Da Meloni all'affaire Boccia: i sani valori delle famiglie tradizionali... degli altri

Il personale è politico, ma non per la politica. Una riflessione sui doppi standard del governo della politiche famigliari e dei valori cristiani.

Se fosse la trama di un film in concorso a Venezia, sarebbe uno spasso. Se non un premio, andrebbe assegnata almeno una menzione speciale alla sceneggiatura, per la capacità di restituire un ritratto umano, troppo umano, dell’uomo medio e borghese.

La storia è quella di un cittadino qualunque, nato a Napoli, città che per antonomasia fa da sfondo alla commedia umana. È uno che si dà da fare per raggiungere il potere; e ce la fa. Ma il problema del potere, una volta che ce l’hai, è non perderlo. Lui in questo si arrabatta, non benissimo, ma bisogna pur riconoscergli un certo talento. Non è da tutti essere il Ministro della Cultura e tenere botta dopo aver fatto navigare Colombo grazie agli spoiler dal futuro di Galileo Galilei, spostato Times Square a Londra, trasformato Dante Alighieri nel “fondatore del pensiero di destra in Italia”, aver tolto qualche millennio alla tua stessa città natale, votato i libri finalisti allo Strega senza averli letti.

L’incipit neorealista vira insomma presto alla comicità surreale, ma non è finita. A questo punto, l’uomo qualunque che ce l’ha fatta manda tutto all’aria perché perde la testa per una donna (un cliché da commedia romantica), che però non è la sua legittima consorte e ciò innesca una serie di vicissitudini grottesche (commedia all’italiana) che sconfinano nella spy story (le registrazioni video con gli smart glasses all’interno di Montecitorio e le registrazioni audio). Da lì, tutto precipita, e si consuma il dramma dei quindici minuti di intervista al direttore del Tg1 Chiocci: le dimissioni rassegnate nelle mani della premier Meloni e per ora respinte, la barba incolta, lo sguardo dimesso, un graffio in piena fronte, l’esibizione delle ricevute, le lacrime e le scuse:

“Poi chiedo scusa a Giorgia Meloni, che mi ha dato fiducia per l’imbarazzo che ho creato a lei e, evidentemente, al governo. Chiedo scusa anche ai miei collaboratori”.

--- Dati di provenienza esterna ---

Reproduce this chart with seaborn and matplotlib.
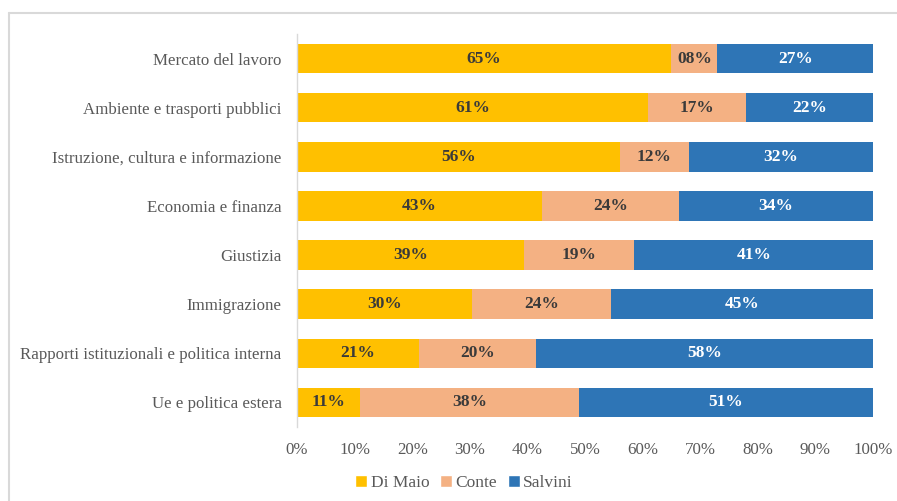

Il finale è aperto, e ancora tutto da scrivere: con le nuove registrazioni in possesso di Maria Rosaria Boccia, le decisioni di Meloni e del governo, il tema della sicurezza e dell’accesso a luoghi e informazioni riservate, la possibilità di un’inchiesta per peculato perché, mentre il ministro ha ribadito di non aver mai usato soldi del ministero per pagare viaggi, vitto e alloggio a Boccia, la donna racconta un’altra storia.

Non si tratta di un film, e c’è poco da ridere. Ci sono implicazioni politiche serie sul tavolo, a partire dal modus operandi di un esponente del governo in carica che, più che ingenuo, è irresponsabile e apre a una serie di rischi tutt’altro che privati. Se all’inizio alcuni hanno invocato il diritto alla privacy, appare evidente che l’affaire Boccia-Sangiuliano non sia la storia di una scappatella o di un’infatuazione che attiene alla sfera personale.

Vale anzi la pena analizzare anche un altro modus operandi, a tal proposito. C’è un grande paradosso che accomuna azioni e omissioni di molti esponenti del governo in carica che, se da una parte tendono a far calare con grande facilità la coperta della privacy su questioni in cui il privato oltre a essere politico è spesso “cattiva politica” (soldi pubblici, sicurezza nazionale, trasparenza nell’assegnazione delle cariche, etc.), dall’altra agiscono una politica orientata a entrare nel privato dei cittadini e, in particolare, nella definizione valoriale e legale delle famiglie e nelle lore scelte riproduttive.

Dal cortocircuito di un politica che invade il privato (leggi autodeterminazione) dei propri cittadini, e in particolare delle proprie cittadine, ma vuole tenere per sé i propri intrallazzi sentimentali e parentali che hanno risvolti politici, ampliamo ulteriormente la prospettiva. Pensiamo alle vicissitudini famigliari di alcuni esponenti del governo, a partire da Meloni con l’affaire Giambruno ovvio, per arrivare, tra gli altri, ad Arianna Meloni e Lollobrigida, e allo stesso Salvini: è evidente che i più strenui sostenitori dei valori della famiglia tradizionale e cristiana, non abbiano famiglie tradizionalmente e cristianamente intese, e siano i primi a subire i limiti di un’istituzione che scricchiola sotto il peso del suo stesso anacronismo.

Visto da qui, l’inganno dovrebbe vedersi bene: parafrasando lo slogan leghista, “Crediamo nei valori delle famiglie tradizionali e le supportiamo, ma a casa loro.”